Воины Новороссии. Подвиги народных героев - стр. 7
Захарченко останавливал машину на светофорах.
Дорогу переходили дончане.
Аркадий Минаков:
– Донецк умеет перемалывать врагов.
Многоэтажные дома по бокам сменили одноэтажные.
Захарченко на ходу кому-то, приветствуя, сигналил, кому-то махал рукой.
И:
– Есть в пороховницах порох…
– Насколько русский город, – Аркадий приглядывался: – Я сравниваю Воронеж, Липецк, Белгород. Мы все одинаковые по архитектуре, по окраске, потрясающе. Украина здесь никак не сказывается. Я не вижу ничего украинского, кроме некоторых надписей.
– Они сделали большую ошибку. Мы не запрещаем украинский язык. Хотя я наполовину украинец. У меня уникальная вещь: отец – украинец, а мать – русская. Хотя отец жил в Московской области: вся семья. А мать русская, она из Воронежа, кстати, она жила здесь. Понимаете, был Советский Союз. И ситуация такая, что общаешься дома и на украинском языке. Какой смысл его вообще запрещать. Язык красивый, певучий, мелодичный язык. Я даже больше скажу, знание языка противника вселяет силу. А они ж, хоть и понимают русский язык, они же его не знают. Понимать и знать – это две разные вещи.
Объехали перегораживавшие дорогу бетонные плиты. Они напоминали то время, когда город готовили к обороне от нацистов.
– А все-таки, условно говоря, украинизация происходила. Я понимаю, что была политика. Министерство приносило, школа, создавались учебники и так далее. Вот сейчас в той ситуации свободы, которую вы описывали, насколько сократилось количество этих школ?
Захарченко:
– Вы знаете, это же дело сугубо добровольное.
– Не сократилось?
– Нет. Сколько было, столько и осталось. Есть люди, которые физически запрещают. Такие же есть и украинцы, и русские. А планомерного закрытия, то есть уничтожения и изъятия школ, не было.
Вот слева проехали указатель на треноге:
«Донецьк»
Выехали из города. Вместо домов по сторонам пошли посадки.

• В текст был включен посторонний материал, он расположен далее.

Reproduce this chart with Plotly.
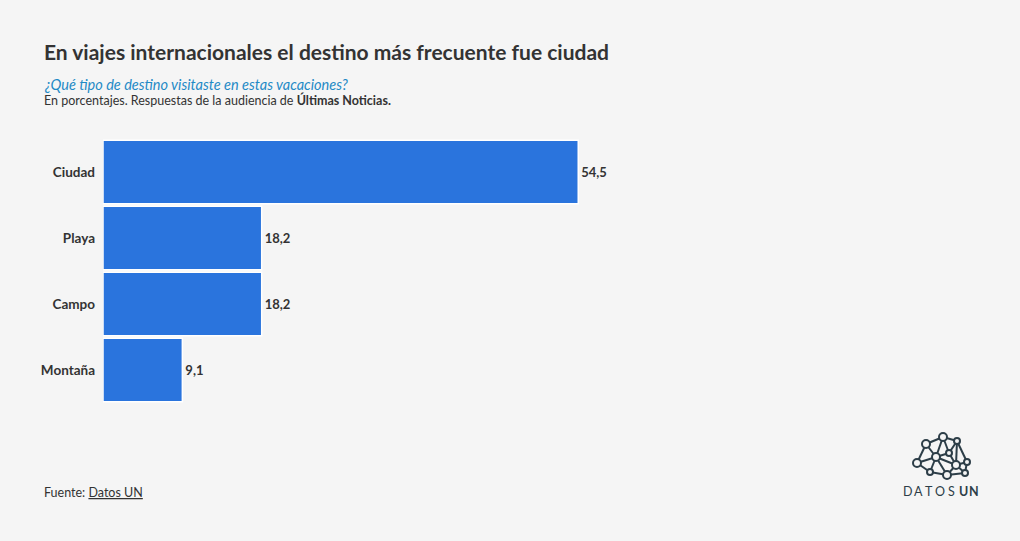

Захарченко курил и продолжал:
– Мы решением не запрещаем украинский язык. Даже в этом победили украинскую идеологию. А наша задача, чтобы человек сам отказался. Это должно быть желание внутреннее. Если мы будем насильно совершать те или иные вещи, то, естественно, восприятие у человека, как и он, испытывает отторжение…
Слева проехали руины здания.
– В этом здании, здесь СБУ было бывшее. Четыре раза врукопашную переходило из рук в руки… То есть тут каждый метр, каждый сантиметр этой земли, здесь кто-то когда-то погиб. Мы шли по пять – семь метров в день. Не то что тихо сапой, а выгрызали куски нашей территории ежедневно.
Впереди показался мост. Дорога шла под мост и направо.